It has been twelve days since the end of The Labyrinth and the Dancing Floor, the short course I attended at Dartington, and I have only just begun to process everything I saw, felt, heard, and learned. I will be weaving those five days into my life for a long time yet. Perhaps the most impactful thing I was taught during the course came from Caroline Ross. An artist and author, Caroline creates all sorts of marvellous things from found and foraged materials. Among her many crafts is the art of cording- making corded thread or rope.
We started with fathoms of old rags cut from t-shirts and I found myself utterly frustrated. I really wanted to be good at it, but my cord kept unravelling. Thankfully it didn’t take long for Caroline, who is an incredible and generous teacher, to notice I am a lefthanded and to give me the guidance I needed to make it work. It was instantly engrossing, and I only stopped because something followed the t-shirt rags that was even more bewitching: Natural Fibres.
Caroline filled the room with treasures, cord made from seaweed and rhubarb, from pineapple and foraged wool. Nature tables of the finest kind, all laid out enchantingly and temptingly. Then she took us out into the grounds of Dartington and showed up how to assess if a plant can be used for cording, introducing us to vines, brambles and stinging nettles.
I am genuinely afraid of nettles. I have been stung horribly in the past and can have terrible allergic reactions that last for days. I avoid nettles at all costs, scared to even walk near them when hiking. Over the last few years that fear has been battling with my curiosity as I learn about foraged food. Nettles can be eaten, have huge health benefits, and I’ve found all sorts of nettle recipes I want to try.

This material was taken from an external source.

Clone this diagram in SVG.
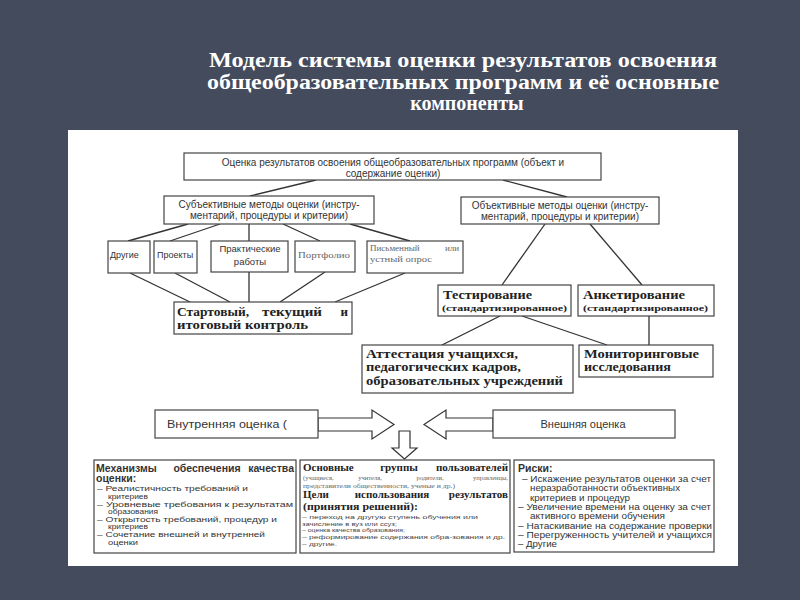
<svg xmlns="http://www.w3.org/2000/svg" width="800" height="600" viewBox="0 0 800 600">
<style>
.box{fill:#fff;stroke:#444;stroke-width:1.2}
.ln{stroke:#333;stroke-width:1.3;fill:none}
.arr{fill:#fff;stroke:#333;stroke-width:1.2}
.s{font-family:"Liberation Sans",Arial,sans-serif;fill:#333}
.r{font-family:"Liberation Serif","Times New Roman",serif;fill:#222}
.b{font-weight:bold}
.g{fill:#666}
.t{font-family:"Liberation Serif","Times New Roman",serif;font-weight:bold;fill:#fff;font-size:20px}
</style>
<rect width="800" height="600" fill="#444b5d"/>
<g id="title" text-anchor="middle">
<text class="t" x="463" y="67" textLength="508" lengthAdjust="spacingAndGlyphs">Модель системы оценки результатов освоения</text>
<text class="t" x="463" y="89" textLength="512" lengthAdjust="spacingAndGlyphs">общеобразовательных программ и её основные</text>
<text class="t" x="467" y="110">компоненты</text>
</g>
<rect x="68" y="130" width="670" height="436" fill="#fff"/>
<g id="connectors">
<line class="ln" x1="316" y1="180" x2="250" y2="196"/>
<line class="ln" x1="503" y1="180" x2="567" y2="197"/>
<line class="ln" x1="188" y1="224" x2="128" y2="241"/>
<line class="ln" x1="220" y1="224" x2="170" y2="241"/>
<line class="ln" x1="249" y1="224" x2="249" y2="241"/>
<line class="ln" x1="283" y1="224" x2="320" y2="241"/>
<line class="ln" x1="350" y1="224" x2="410" y2="241"/>
<line class="ln" x1="130" y1="273" x2="190" y2="302"/>
<line class="ln" x1="175" y1="273" x2="230" y2="302"/>
<line class="ln" x1="249" y1="272" x2="249" y2="302"/>
<line class="ln" x1="325" y1="272" x2="280" y2="302"/>
<line class="ln" x1="405" y1="273" x2="335" y2="302"/>
<line class="ln" x1="545" y1="224" x2="502" y2="285"/>
<line class="ln" x1="590" y1="224" x2="642" y2="285"/>
<line class="ln" x1="500" y1="316" x2="442" y2="345"/>
<line class="ln" x1="522" y1="316" x2="607" y2="345"/>
<line class="ln" x1="649" y1="316" x2="649" y2="345"/>
<polygon class="arr" points="318,418 372,418 372,410 394,424.5 372,439 372,431 318,431"/>
<polygon class="arr" points="493,418 446,418 446,410 424,424.5 446,439 446,431 493,431"/>
<polygon class="arr" points="399,431 410,431 410,448 417,448 404.5,459 392,448 399,448"/>
</g>
<g id="n-top">
<rect class="box" x="184" y="153" width="417" height="27"/>
<text class="s" font-size="10" text-anchor="middle" x="393" y="166">Оценка результатов освоения общеобразовательных программ (объект и</text>
<text class="s" font-size="10" text-anchor="middle" x="393" y="177">содержание оценки)</text>
</g>
<g id="n-subj">
<rect class="box" x="164" y="196" width="210" height="28"/>
<text class="s" font-size="10" text-anchor="middle" x="269" y="208">Субъективные методы оценки (инстру-</text>
<text class="s" font-size="10" text-anchor="middle" x="269" y="219">ментарий, процедуры и критерии)</text>
</g>
<g id="n-obj">
<rect class="box" x="461" y="197" width="198" height="27"/>
<text class="s" font-size="10" text-anchor="middle" x="560" y="209">Объективные методы оценки (инстру-</text>
<text class="s" font-size="10" text-anchor="middle" x="560" y="220">ментарий, процедуры и критерии)</text>
</g>
<g id="n-other">
<rect class="box" x="108" y="241" width="42" height="32"/>
<text class="s" font-size="9" x="110" y="258">Другие</text>
</g>
<g id="n-projects">
<rect class="box" x="154" y="241" width="43" height="32"/>
<text class="s" font-size="9" x="157" y="258">Проекты</text>
</g>
<g id="n-practical">
<rect class="box" x="211" y="241" width="77" height="31"/>
<text class="s" font-size="9.5" text-anchor="middle" x="250" y="252">Практические</text>
<text class="s" font-size="9.5" text-anchor="middle" x="250" y="265">работы</text>
</g>
<g id="n-portfolio">
<rect class="box" x="295" y="241" width="60" height="31"/>
<text class="r g" font-size="9" x="298" y="258" textLength="52" lengthAdjust="spacingAndGlyphs">Портфолио</text>
</g>
<g id="n-written">
<rect class="box" x="367" y="241" width="96" height="32"/>
<text class="r g" font-size="9" x="370" y="251">Письменный</text>
<text class="r g" font-size="9" x="459" y="251" text-anchor="end">или</text>
<text class="r g" font-size="9" x="370" y="262" textLength="62" lengthAdjust="spacingAndGlyphs">устный опрос</text>
</g>
<g id="n-control">
<rect class="box" x="174" y="302" width="178" height="32"/>
<text class="r b" font-size="13" x="177" y="316" textLength="72" lengthAdjust="spacingAndGlyphs">Стартовый,</text>
<text class="r b" font-size="13" x="292" y="316" text-anchor="middle" textLength="60" lengthAdjust="spacingAndGlyphs">текущий</text>
<text class="r b" font-size="13" x="348" y="316" text-anchor="end">и</text>
<text class="r b" font-size="13" x="177" y="329" textLength="131" lengthAdjust="spacingAndGlyphs">итоговый контроль</text>
</g>
<g id="n-testing">
<rect class="box" x="438" y="285" width="133" height="31"/>
<text class="r b" font-size="12.5" x="443" y="299" textLength="89" lengthAdjust="spacingAndGlyphs">Тестирование</text>
<text class="r b" font-size="9" x="442" y="311" textLength="125" lengthAdjust="spacingAndGlyphs">(стандартизированное)</text>
</g>
<g id="n-survey">
<rect class="box" x="578" y="285" width="136" height="31"/>
<text class="r b" font-size="12.5" x="583" y="299" textLength="102" lengthAdjust="spacingAndGlyphs">Анкетирование</text>
<text class="r b" font-size="9" x="583" y="311" textLength="125" lengthAdjust="spacingAndGlyphs">(стандартизированное)</text>
</g>
<g id="n-attest">
<rect class="box" x="362" y="345" width="211" height="48"/>
<text class="r b" font-size="12.5" x="366" y="358" textLength="152" lengthAdjust="spacingAndGlyphs">Аттестация учащихся,</text>
<text class="r b" font-size="12.5" x="366" y="371" textLength="155" lengthAdjust="spacingAndGlyphs">педагогических кадров,</text>
<text class="r b" font-size="12.5" x="366" y="385" textLength="197" lengthAdjust="spacingAndGlyphs">образовательных учреждений</text>
</g>
<g id="n-monitor">
<rect class="box" x="579" y="345" width="134" height="32"/>
<text class="r b" font-size="12.5" x="584" y="358" textLength="115" lengthAdjust="spacingAndGlyphs">Мониторинговые</text>
<text class="r b" font-size="12.5" x="584" y="371" textLength="87" lengthAdjust="spacingAndGlyphs">исследования</text>
</g>
<g id="n-internal">
<rect class="box" x="155" y="410" width="163" height="28"/>
<text class="s" font-size="11" x="167" y="428" textLength="120" lengthAdjust="spacingAndGlyphs">Внутренняя оценка (</text>
</g>
<g id="n-external">
<rect class="box" x="493" y="410" width="182" height="28"/>
<text class="s" font-size="11" text-anchor="middle" x="583" y="428">Внешняя оценка</text>
</g>
<g id="n-mechanisms">
<rect class="box" x="94" y="460" width="202" height="93"/>
<text class="s b" font-size="10.5" x="96" y="472">Механизмы</text>
<text class="s b" font-size="10.5" x="207" y="472" text-anchor="middle">обеспечения</text>
<text class="s b" font-size="10.5" x="294" y="472" text-anchor="end">качества</text>
<text class="s b" font-size="10.5" x="96" y="482">оценки:</text>
<g class="s" font-size="7.5">
<text x="97" y="491" textLength="151" lengthAdjust="spacingAndGlyphs">– Реалистичность требований и</text>
<text x="108" y="499" textLength="40" lengthAdjust="spacingAndGlyphs">критериев</text>
<text x="97" y="507" textLength="196" lengthAdjust="spacingAndGlyphs">– Уровневые требования к результатам</text>
<text x="108" y="514" textLength="50" lengthAdjust="spacingAndGlyphs">образования</text>
<text x="97" y="522" textLength="180" lengthAdjust="spacingAndGlyphs">– Открытость требований, процедур и</text>
<text x="108" y="529" textLength="40" lengthAdjust="spacingAndGlyphs">критериев</text>
<text x="97" y="537" textLength="168" lengthAdjust="spacingAndGlyphs">– Сочетание внешней и внутренней</text>
<text x="108" y="545" textLength="30" lengthAdjust="spacingAndGlyphs">оценки</text>
</g>
</g>
<g id="n-users">
<rect class="box" x="300" y="460" width="210" height="93"/>
<text class="r b" font-size="11" x="303" y="471">Основные</text>
<text class="r b" font-size="11" x="399" y="471" text-anchor="middle">группы</text>
<text class="r b" font-size="11" x="508" y="471" text-anchor="end">пользователей</text>
<g class="r g" font-size="6.5">
<text x="303" y="480">(учащиеся,</text>
<text x="370" y="480" text-anchor="middle">учителя,</text>
<text x="430" y="480" text-anchor="middle">родители,</text>
<text x="508" y="480" text-anchor="end">управленцы,</text>
<text x="303" y="487.5" textLength="152" lengthAdjust="spacingAndGlyphs">представители общественности, ученые и др.)</text>
</g>
<text class="r b" font-size="11" x="303" y="498">Цели</text>
<text class="r b" font-size="11" x="392" y="498" text-anchor="middle">использования</text>
<text class="r b" font-size="11" x="508" y="498" text-anchor="end">результатов</text>
<text class="r b" font-size="11" x="303" y="509.5" textLength="115" lengthAdjust="spacingAndGlyphs">(принятия решений):</text>
<g class="s" font-size="6" style="fill:#444">
<text x="302" y="519" textLength="176" lengthAdjust="spacingAndGlyphs">– переход на другую ступень обучения или</text>
<text x="302" y="525.5" textLength="95" lengthAdjust="spacingAndGlyphs">зачисление в вуз или ссуз;</text>
<text x="302" y="532" textLength="103" lengthAdjust="spacingAndGlyphs">– оценка качества образования;</text>
<text x="302" y="539" textLength="203" lengthAdjust="spacingAndGlyphs">– реформирование содержания обра-зования и др.</text>
<text x="302" y="546" textLength="35" lengthAdjust="spacingAndGlyphs">– другие.</text>
</g>
</g>
<g id="n-risks">
<rect class="box" x="514" y="460" width="200" height="92"/>
<text class="s b" font-size="10.5" x="518" y="472">Риски:</text>
<g class="s" font-size="8.5">
<text x="522" y="482" textLength="189" lengthAdjust="spacingAndGlyphs">– Искажение результатов оценки за счет</text>
<text x="530" y="491" textLength="150" lengthAdjust="spacingAndGlyphs">неразработанности объективных</text>
<text x="530" y="501" textLength="100" lengthAdjust="spacingAndGlyphs">критериев и процедур</text>
<text x="518" y="510" textLength="193" lengthAdjust="spacingAndGlyphs">– Увеличение времени на оценку за счет</text>
<text x="530" y="519" textLength="135" lengthAdjust="spacingAndGlyphs">активного времени обучения</text>
<text x="518" y="529" textLength="194" lengthAdjust="spacingAndGlyphs">– Натаскивание на содержание проверки</text>
<text x="518" y="538" textLength="194" lengthAdjust="spacingAndGlyphs">– Перегруженность учителей и учащихся</text>
<text x="518" y="547" textLength="39" lengthAdjust="spacingAndGlyphs">– Другие</text>
</g>
</g>
</svg>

But I haven’t been brave enough to pick them or to bring them into my kitchen.
Suddenly there was a whole new thing one can do with nettles, as the fibre from the stalks make incredible cord. Thankfully Caroline had brought along a dried bunch which were no longer able to sting me. And so, I excitedly began what I now know is going to be an intimate, if cautious, relationship. I spent the rest of the day making nettle cord, not stopping even as I walked back through the woods to my little room. It turns out I can cord and walk at the same time without looking at my hands!

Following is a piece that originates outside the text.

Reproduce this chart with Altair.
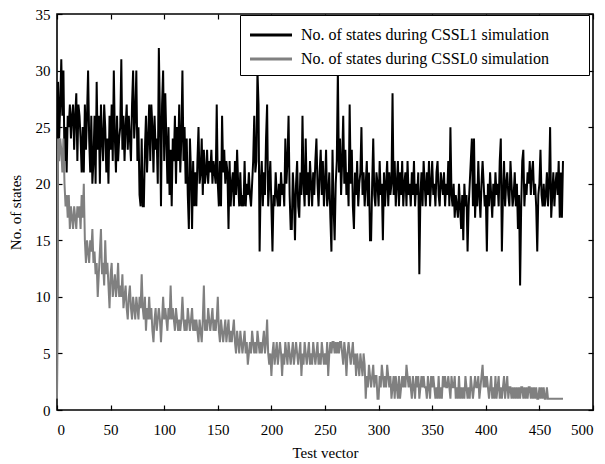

You might have noticed in my Love Letters series that one of the things I get most excited about when creating art is the physicality of it. Using my hands to mould or shape, holding glorious tools, being physically engaged in the act of making. It is the common thread through all the art forms I work with, it is why I shoot on film and enjoy sculpting in plaster or wax. It is what I love about bookbinding. I rarely end a day of creating without messy hands. I am a kinetic learner, a kinetic creator. I am embodied, involved, and more able to create when haptically engaged.
I have always known this, when writing about make art I am often to be found clenching and unclenching my hands, stretching my fingers, rubbing them together as I try and find the language to explain the importance of being creatively hands on. I’ve not yet found the right words.
Even knowing all this, I was surprised by the powerful impact of cording as I walked. Walking has been a central part of my art for years now. It is one of the pillars of my creative process, and one of the subjects of my work. I hike with my camera and a notebook. My feet and body are engaged. My eyes are engaged. I am looking and seeking, capturing, moving, and trying to understand. My mind is also engaged but still not entirely there. Though I am thinking about my photographs, thinking about the climate and environment, thinking about my art, my mind still wanders, strays to other things, worries and questions interrupt my ability to be with the moment and the land around me.
Cording changed all that. The act of creatively engaging my hands in my walk quiets the busy parts of my brain. Suddenly space opens up to listen more closely, to see more clearly, and to think more creatively. It was an incredible thing to have happen, and I can feel the power and potential of it calling to me.
Going on this short course, journeying the labyrinth and the dancing floor, slow walking and cording, beginning a journey of embodied creative practice, was a truly transformative experience. I have reclaimed by hands and feet, and now I want to take them for a walk.